By Micah Neese

Hello Tiger fans! This week LSU will look to get it’s fifth ranked win in Baton Rouge under the lights. After the devastation that occurred last year, LSU is more than sufficiently prepared for this game and they are looking to rewrite the history that happened the last time these two teams met when our hopes for a new year’s six bowl and a ten win regular season were dashed in a seventh overtime.

Let’s take a moment to flashback to a game that was unlike any other before or since. In the final moments of a choppy game on LSU’s part, in which Texas A&M was allowed to hang around and haunt us until the very end, Grant Delpit seemed to have caught the game winning interception. Orgeron was dumped with gatorade in jubilation, and the home crowd went quiet as LSU rejoiced. As if in justification for LSU letting another SEC West team hang around until the end, the refs came onto the field blowing whistles and the play was reviewed. The snap had been after the play clock had expired. With a second left, Kellen Mond hit a touchdown pass in the middle of the end zone to keep them alive and you knew who was going to win.

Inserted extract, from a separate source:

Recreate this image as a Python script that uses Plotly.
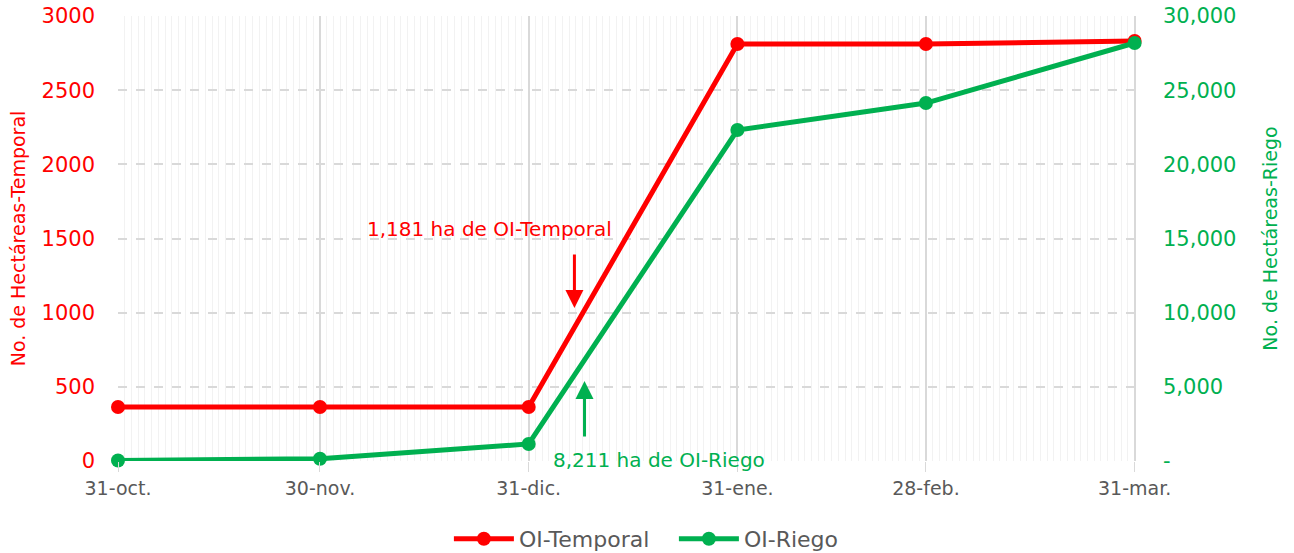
import plotly.graph_objects as go

dates = ["2020-10-31", "2020-11-30", "2020-12-31", "2021-01-31", "2021-02-28", "2021-03-31"]
tick_labels = ["31-oct.", "30-nov.", "31-dic.", "31-ene.", "28-feb.", "31-mar."]
temporal = [364, 364, 364, 2811, 2811, 2831]
riego = [30, 150, 1150, 22310, 24130, 28180]
left_ticks = [0, 500, 1000, 1500, 2000, 2500, 3000]
right_ticks = [0, 5000, 10000, 15000, 20000, 25000, 30000]
right_labels = ["-", "5,000", "10,000", "15,000", "20,000", "25,000", "30,000"]

RED = "#FF0000"
GREEN = "#00B050"
GRAY = "#595959"
FONT = "DejaVu Sans"

fig = go.Figure()
fig.add_trace(go.Scatter(x=dates, y=temporal, name="OI-Temporal", mode="lines+markers", cliponaxis=False,
                         line=dict(color=RED, width=5), marker=dict(size=14, color=RED), yaxis="y"))
fig.add_trace(go.Scatter(x=dates, y=riego, name="OI-Riego", mode="lines+markers", cliponaxis=False,
                         line=dict(color=GREEN, width=5), marker=dict(size=14, color=GREEN), yaxis="y2"))

fig.update_layout(
    width=1294, height=553,
    margin=dict(l=118, r=156, t=16, b=92, autoexpand=False),
    plot_bgcolor="white", paper_bgcolor="white",
    font=dict(family=FONT, size=19, color=GRAY),
    showlegend=True,
    legend=dict(orientation="h", x=0.545, xanchor="center", y=-0.128, yanchor="top",
                font=dict(size=22, color=GRAY), itemwidth=60,
                entrywidth=150, entrywidthmode="pixels"),
    xaxis=dict(
        type="date", automargin=False,
        range=["2020-10-31", "2021-03-31 12:00"],
        tickvals=dates, ticktext=tick_labels,
        tickfont=dict(size=19, color=GRAY), ticklabeloverflow="allow",
        showgrid=True, gridcolor="#D9D9D9", gridwidth=1.5,
        showline=False, zeroline=False,
        ticks="outside", ticklen=10, tickcolor="#D9D9D9",
        minor=dict(dtick=86400000, tick0="2020-10-31", showgrid=True, gridcolor="#F2F2F2", gridwidth=1, ticks=""),
    ),
    yaxis=dict(
        range=[0, 3000], tickvals=left_ticks, automargin=False,
        tickfont=dict(size=21, color=RED), ticklabeloverflow="allow",
        title=dict(text="No. de Hectáreas-Temporal", font=dict(size=19, color=RED), standoff=10),
        showgrid=True, gridcolor="#D9D9D9", gridwidth=1.5, griddash="dash",
        zeroline=False, showline=False, ticklabelstandoff=22,
    ),
    yaxis2=dict(
        range=[0, 30000], overlaying="y", side="right", automargin=False,
        tickvals=right_ticks, ticktext=right_labels,
        tickfont=dict(size=21, color=GREEN), ticklabeloverflow="allow",
        title=dict(text="No. de Hectáreas-Riego", font=dict(size=19, color=GREEN), standoff=28),
        showgrid=False, zeroline=False, showline=False, ticklabelstandoff=24,
    ),
)

fig.add_annotation(x="2020-12-25 06:00", y=1564, xref="x", yref="y", text="1,181 ha de OI-Temporal",
                   showarrow=False, font=dict(size=20, color=RED))
fig.add_annotation(x="2021-01-19 10:00", y=8, xref="x", yref="y", text="8,211 ha de OI-Riego",
                   showarrow=False, font=dict(size=20, color=GREEN))
fig.add_annotation(x="2021-01-06 19:00", y=1031, xref="x", yref="y", text="", showarrow=True,
                   ax=0, ay=-55, arrowcolor=RED, arrowwidth=3, arrowhead=2, arrowsize=1.2)
fig.add_annotation(x="2021-01-08 07:00", y=5393, xref="x", yref="y2", text="", showarrow=True,
                   ax=0, ay=57, arrowcolor=GREEN, arrowwidth=3, arrowhead=2, arrowsize=1.2)

fig.write_html("out.html", config={"displayModeBar": False},
               post_script="document.body.style.margin='0';")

Seven overtimes later Kyle field was flooded with maroon and LSU left crestfallen.

This year LSU is very alert to the fact that these Aggies would love nothing more than to take the No. 1 team in the nation to the final buzzer. I can promise you they won’t be hanging around for the sake of a good football game. Orgeron told the press, “It’s going to be on. No question. I’ll never forget the game last year.” We look to avenge the toughest loss in program history in much the same way as we avenged the eight humiliating losses to Alabama. This year has been all about righting the wrongs since 2011. We have been stuck in the challenges of the SEC west for almost a decade and this year we are rising above it.—-

I have watched a lot of Kellen Mond, the big prospect from IMG. He has been my second favorite SEC quarterback to study throughout this year. He’s so fundamental. When he rolls out the pocket, you can see him getting his head around, his shoulders squaring, pointing, and then delivering a beautiful ball on the run off his left foot. He can take a pristine three step drop and hit a crosser route in stride. He is a dangerous athlete when he breaks the line of scrimmage. If you’re wondering why their mediocre 7-4 record doesn’t show Mond’s talent, their receivers lack the same skills as LSU’s and are unable to create the same separation against tougher secondaries. They are prone to crumble under strong defenses like Clemson and Georgia who held them to a total of 23 points. LSU will have to do the same if they want to beat those two teams.

Their defense has plenty of holes, but neither Tua or Trevor Lawrence were able to break 300 yards passing against it. Burrow will once again prove to be the best. On paper they seem stout, good rush defense, secondary, etc. It seems to me though, that when you hand Joe Burrow a defense and tell them they are one of the toughest, he doesn’t seem to change his style. He, a competitor above all else, remembers how brutal it was last year. I don’t see Burrow dipping below 300 yards no matter what you throw at him and, with Burrow at the heart, this offense is unstoppable.

The last game of the season is already at our doorstep, but our dreams are just coming into fruition.